With a body that's typically constructed of wood or plastic and a metal cover plate, the harmonica operates by a set of reeds that vibrate when you blow or suck air through any of the 10 holes. Blowing creates one pitch (in a diatonic harmonica 1, 3 and 5 of the scale), while drawing air through the same hole creates another pitch. Diatonic harmonicas are designed in a specific key, while chromatic harmonicas include every natural and sharp note in a chromatic scale, allowing their players to modulate back and forth between keys. Chromatic harmonicas also include a slide button that helps to operate sharps and flats.
According to some sources, the harmonica is derived from the ancient Chinese sheng, which was made of a gourd and reeds. A German teenager named Christian Friedrich Buschmann held the first patent for a harmonica-like instrument, which he called an "Aura." In the mid-1800s, an American immigrant named Richter developed the first diatonic harmonica, after which all diatonic harmonicas since have been modeled.
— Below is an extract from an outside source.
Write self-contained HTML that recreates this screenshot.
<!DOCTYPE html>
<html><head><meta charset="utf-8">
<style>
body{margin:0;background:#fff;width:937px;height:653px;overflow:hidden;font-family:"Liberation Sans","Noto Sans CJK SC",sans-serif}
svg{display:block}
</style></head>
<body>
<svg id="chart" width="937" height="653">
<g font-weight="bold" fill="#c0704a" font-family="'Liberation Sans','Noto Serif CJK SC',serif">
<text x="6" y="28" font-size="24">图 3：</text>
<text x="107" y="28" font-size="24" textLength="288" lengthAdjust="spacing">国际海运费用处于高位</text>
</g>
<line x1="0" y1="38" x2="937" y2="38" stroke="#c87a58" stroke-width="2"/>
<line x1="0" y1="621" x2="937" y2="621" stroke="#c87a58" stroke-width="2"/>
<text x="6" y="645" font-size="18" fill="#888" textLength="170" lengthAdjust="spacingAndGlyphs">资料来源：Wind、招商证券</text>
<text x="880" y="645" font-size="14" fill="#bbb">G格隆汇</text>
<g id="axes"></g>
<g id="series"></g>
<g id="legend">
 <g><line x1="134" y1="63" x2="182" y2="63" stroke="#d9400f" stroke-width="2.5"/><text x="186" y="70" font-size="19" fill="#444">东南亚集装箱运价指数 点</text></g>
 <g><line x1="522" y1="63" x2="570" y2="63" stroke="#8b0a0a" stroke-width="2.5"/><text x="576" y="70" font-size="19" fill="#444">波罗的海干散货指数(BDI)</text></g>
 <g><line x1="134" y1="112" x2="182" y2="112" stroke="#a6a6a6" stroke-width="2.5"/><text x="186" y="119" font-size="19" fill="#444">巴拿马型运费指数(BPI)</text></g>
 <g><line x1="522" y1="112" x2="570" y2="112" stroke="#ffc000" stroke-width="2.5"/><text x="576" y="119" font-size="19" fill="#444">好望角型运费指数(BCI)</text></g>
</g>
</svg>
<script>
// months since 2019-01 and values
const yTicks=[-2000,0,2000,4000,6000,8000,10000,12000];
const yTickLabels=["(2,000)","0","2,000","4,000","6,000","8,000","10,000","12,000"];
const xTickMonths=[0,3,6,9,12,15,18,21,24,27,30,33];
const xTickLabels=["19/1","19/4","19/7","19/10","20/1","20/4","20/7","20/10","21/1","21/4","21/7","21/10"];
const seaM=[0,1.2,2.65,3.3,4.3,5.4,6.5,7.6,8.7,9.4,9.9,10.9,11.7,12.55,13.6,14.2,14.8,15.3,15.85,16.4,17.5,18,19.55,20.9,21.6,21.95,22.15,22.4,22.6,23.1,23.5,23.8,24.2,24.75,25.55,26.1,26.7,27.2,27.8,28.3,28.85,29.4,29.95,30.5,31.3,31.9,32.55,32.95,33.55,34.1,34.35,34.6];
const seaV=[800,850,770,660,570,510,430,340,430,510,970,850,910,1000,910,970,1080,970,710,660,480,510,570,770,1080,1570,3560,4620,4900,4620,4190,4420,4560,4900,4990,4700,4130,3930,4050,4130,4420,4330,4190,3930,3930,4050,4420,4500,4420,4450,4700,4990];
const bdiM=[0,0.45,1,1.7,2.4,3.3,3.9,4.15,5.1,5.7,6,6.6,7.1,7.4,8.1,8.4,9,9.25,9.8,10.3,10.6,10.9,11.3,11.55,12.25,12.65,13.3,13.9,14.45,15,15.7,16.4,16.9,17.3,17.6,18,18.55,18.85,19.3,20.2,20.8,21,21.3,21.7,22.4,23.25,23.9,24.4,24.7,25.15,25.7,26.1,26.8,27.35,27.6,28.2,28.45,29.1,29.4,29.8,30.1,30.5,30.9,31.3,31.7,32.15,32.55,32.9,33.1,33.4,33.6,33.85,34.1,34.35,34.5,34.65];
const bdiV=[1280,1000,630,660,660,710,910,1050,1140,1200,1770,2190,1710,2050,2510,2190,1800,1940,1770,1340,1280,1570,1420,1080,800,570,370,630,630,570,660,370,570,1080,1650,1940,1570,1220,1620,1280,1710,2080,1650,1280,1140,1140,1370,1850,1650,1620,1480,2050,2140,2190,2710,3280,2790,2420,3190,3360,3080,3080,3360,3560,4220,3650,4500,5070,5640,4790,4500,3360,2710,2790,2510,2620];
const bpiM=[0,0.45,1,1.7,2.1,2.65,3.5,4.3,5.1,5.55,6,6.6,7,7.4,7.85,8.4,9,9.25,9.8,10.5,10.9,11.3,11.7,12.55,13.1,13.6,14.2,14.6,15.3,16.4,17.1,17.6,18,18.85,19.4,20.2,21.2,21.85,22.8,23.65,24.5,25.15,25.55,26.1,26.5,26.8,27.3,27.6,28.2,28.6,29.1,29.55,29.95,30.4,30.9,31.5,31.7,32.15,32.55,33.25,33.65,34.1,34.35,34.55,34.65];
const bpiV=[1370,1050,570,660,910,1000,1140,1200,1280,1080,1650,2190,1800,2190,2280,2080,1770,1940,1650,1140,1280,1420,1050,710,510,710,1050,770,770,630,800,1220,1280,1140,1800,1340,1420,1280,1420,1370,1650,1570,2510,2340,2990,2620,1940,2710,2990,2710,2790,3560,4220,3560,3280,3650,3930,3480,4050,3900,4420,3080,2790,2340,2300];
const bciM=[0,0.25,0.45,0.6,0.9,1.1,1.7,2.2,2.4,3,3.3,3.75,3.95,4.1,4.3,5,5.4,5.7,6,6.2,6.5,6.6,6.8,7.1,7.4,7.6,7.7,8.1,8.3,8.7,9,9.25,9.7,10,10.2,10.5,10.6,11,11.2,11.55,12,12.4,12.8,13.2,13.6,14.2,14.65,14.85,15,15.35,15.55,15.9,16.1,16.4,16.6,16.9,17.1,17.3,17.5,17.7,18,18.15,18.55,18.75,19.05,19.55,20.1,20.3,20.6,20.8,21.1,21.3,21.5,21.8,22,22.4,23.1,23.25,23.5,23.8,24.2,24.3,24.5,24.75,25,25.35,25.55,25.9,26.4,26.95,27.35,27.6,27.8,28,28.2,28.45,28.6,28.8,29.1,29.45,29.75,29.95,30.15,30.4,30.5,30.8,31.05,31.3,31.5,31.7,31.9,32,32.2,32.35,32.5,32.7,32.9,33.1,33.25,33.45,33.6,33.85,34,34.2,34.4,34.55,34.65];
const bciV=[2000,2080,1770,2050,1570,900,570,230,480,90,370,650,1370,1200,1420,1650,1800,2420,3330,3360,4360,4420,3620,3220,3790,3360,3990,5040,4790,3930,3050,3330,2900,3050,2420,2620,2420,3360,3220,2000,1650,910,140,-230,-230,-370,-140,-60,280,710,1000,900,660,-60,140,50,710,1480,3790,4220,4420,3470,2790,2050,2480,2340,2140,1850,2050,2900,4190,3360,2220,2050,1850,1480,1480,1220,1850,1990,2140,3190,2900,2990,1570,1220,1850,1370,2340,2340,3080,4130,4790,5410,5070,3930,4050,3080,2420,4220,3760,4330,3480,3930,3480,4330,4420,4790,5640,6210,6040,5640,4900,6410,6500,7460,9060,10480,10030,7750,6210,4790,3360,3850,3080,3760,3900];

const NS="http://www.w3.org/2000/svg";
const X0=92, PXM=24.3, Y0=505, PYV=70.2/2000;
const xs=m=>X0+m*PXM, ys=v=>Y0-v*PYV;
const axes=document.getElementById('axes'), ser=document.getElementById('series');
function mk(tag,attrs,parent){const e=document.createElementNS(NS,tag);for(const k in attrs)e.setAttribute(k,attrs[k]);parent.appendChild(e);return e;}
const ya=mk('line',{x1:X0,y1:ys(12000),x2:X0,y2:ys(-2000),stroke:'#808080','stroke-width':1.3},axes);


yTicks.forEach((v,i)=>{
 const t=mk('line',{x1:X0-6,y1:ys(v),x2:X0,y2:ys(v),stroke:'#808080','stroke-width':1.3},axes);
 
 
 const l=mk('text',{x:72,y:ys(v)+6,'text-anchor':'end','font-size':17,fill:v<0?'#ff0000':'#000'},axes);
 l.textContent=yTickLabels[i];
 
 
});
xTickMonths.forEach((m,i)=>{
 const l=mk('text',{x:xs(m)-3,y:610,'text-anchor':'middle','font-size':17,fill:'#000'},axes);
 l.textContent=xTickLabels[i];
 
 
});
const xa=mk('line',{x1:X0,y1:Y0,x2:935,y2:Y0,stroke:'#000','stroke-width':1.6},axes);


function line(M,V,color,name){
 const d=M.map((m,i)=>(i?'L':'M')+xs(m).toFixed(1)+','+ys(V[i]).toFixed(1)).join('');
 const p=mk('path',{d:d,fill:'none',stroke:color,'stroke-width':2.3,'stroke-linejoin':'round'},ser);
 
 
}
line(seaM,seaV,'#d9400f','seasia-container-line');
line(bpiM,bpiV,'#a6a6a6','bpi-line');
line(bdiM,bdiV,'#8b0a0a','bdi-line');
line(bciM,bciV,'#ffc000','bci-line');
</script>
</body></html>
It wasn't until the late 19th century, though, that Mathias Hohner—a German clock maker—developed what we now know as a harmonica. Hohner exported several of them to his cousins in America, who then, in turn, hocked them to aspiring musicians far and wide. Nowadays, although other harmonica manufacturers are successful, none have been quite as successful as Hohner harmonicas, which are often considered the most reliable such instruments. Used in jazz, blues, rock, country and folk music, Harmonica is one of the most diverse (and deceptively difficult) instruments around.